The feed behind the GENERIC campaign should lead with the category and benefit, brand later — "GLP-1 Weight-Loss Patch for Women — Berberine Formula | Ledisa". Non-brand shoppers search by problem and ingredient, not by brand, so the matching tokens belong up front. This is also where the compliant-title rewrite lives (softening the "Fastest Way to Lose Weight" style that invites policy review).
One feed forces a single title to serve two opposite intents and compromises both. Two feeds let brand titles maximize brand relevance and non-brand titles maximize category relevance — and give a structural brand/non-brand boundary at the feed level, on top of the negative-keyword and brand-exclusion boundaries, so brand and generic traffic stop competing in the same auctions.
Brand feed: Brand → Product → Key Benefit → Format/Count — e.g.
"Ledisa GLP-1 Patch · Appetite & Weight Support · 30 Patches".
Non-brand feed: Category → Audience/Benefit → Ingredient → Brand — e.g.
"GLP-1 Weight-Loss Patch · for Women · Berberine · by Ledisa". Both stay within structure/function language;
no drug or "fastest/guaranteed" claims.
Every Performance Max campaign this account has ever run has been feed-only with zero creative assets — so an asset-based PMax has never been tried. There is no past failure to worry about and no past success to assume; it is a genuine, clean test.
4 weeks minimum. Success = Triple Whale ROAS ≥ 3.0 at ≥$150/day spend. Kill rule = Triple Whale ROAS < 2.0 after 4 full weeks. All evaluation on Triple Whale, not platform numbers.

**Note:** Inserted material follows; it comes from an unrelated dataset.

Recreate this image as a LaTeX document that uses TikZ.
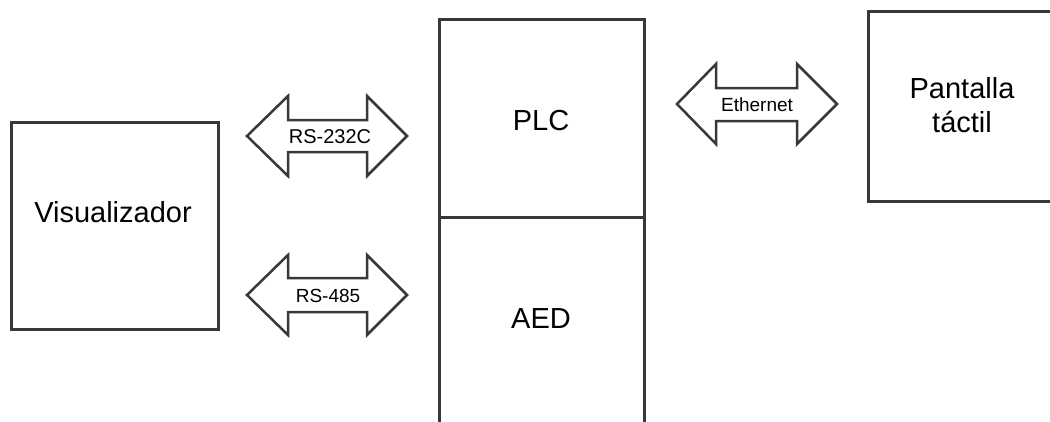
\documentclass[tikz,border=0pt]{standalone}
\usepackage{fontspec}
\setmainfont{Liberation Sans}
\begin{document}
\begin{tikzpicture}[x=1pt,y=-1pt,
  box/.style={draw=black!78,line width=2.5pt,inner sep=0pt,anchor=north west},
  big/.style={font=\fontsize{29}{34}\selectfont,inner sep=0pt,align=center},
  small/.style={font=\fontsize{20}{22}\selectfont,inner sep=0pt},
  smaller/.style={font=\fontsize{19}{22}\selectfont,inner sep=0pt},
  dbl/.style={draw=black!78,line width=2.5pt,fill=white,line join=miter}]
\useasboundingbox (0,0) rectangle (1050,421);
\clip (0,0) rectangle (1050,421);
% boxes
\node[box,minimum width=207pt,minimum height=207pt] (viz) at (10,121) {};
\node[box,minimum width=205pt,minimum height=198pt] (plc) at (438,18) {};
\node[box,minimum width=205pt,minimum height=212pt] (aed) at (438,216) {};
\node[box,minimum width=193pt,minimum height=190pt] (pan) at (867,10) {};
% labels
\node[big] (vizt) at (113,212) {Visualizador};
\node[big] (plct) at (541,121) {PLC};
\node[big] (aedt) at (541,319) {AED};
\node[big] (pant) at (962,105) {Pantalla\\táctil};
% double arrows
\draw[dbl] (247,136) -- (288,96) -- (288,120) -- (367,120) -- (367,96) -- (407,136)
  -- (367,176) -- (367,152) -- (288,152) -- (288,176) -- cycle;
\node[small] (rs232) at (330,137) {RS-232C};
\draw[dbl] (247,295) -- (288,255) -- (288,278) -- (367,278) -- (367,255) -- (407,295)
  -- (367,335) -- (367,312) -- (288,312) -- (288,335) -- cycle;
\node[smaller] (rs485) at (328,296) {RS-485};
\draw[dbl] (677,104) -- (716,64) -- (716,88) -- (797,88) -- (797,64) -- (837,104)
  -- (797,144) -- (797,121) -- (716,121) -- (716,144) -- cycle;
\node[smaller] (eth) at (757,105) {Ethernet};
\end{tikzpicture}
\end{document}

Brand demand currently flows through PMax BRAND at $6.77 CPA. A standard Shopping campaign dedicated to brand queries gives direct control over bids and query shaping that PMax can't offer — useful both as a scaling lever and as insurance.
Compare against PMax BRAND on Triple Whale CPA/ROAS after 3–4 weeks. If the Shopping campaign matches ≤$8 CPA with better query control, shift brand budget toward it; if not, keep PMax BRAND and retire the test.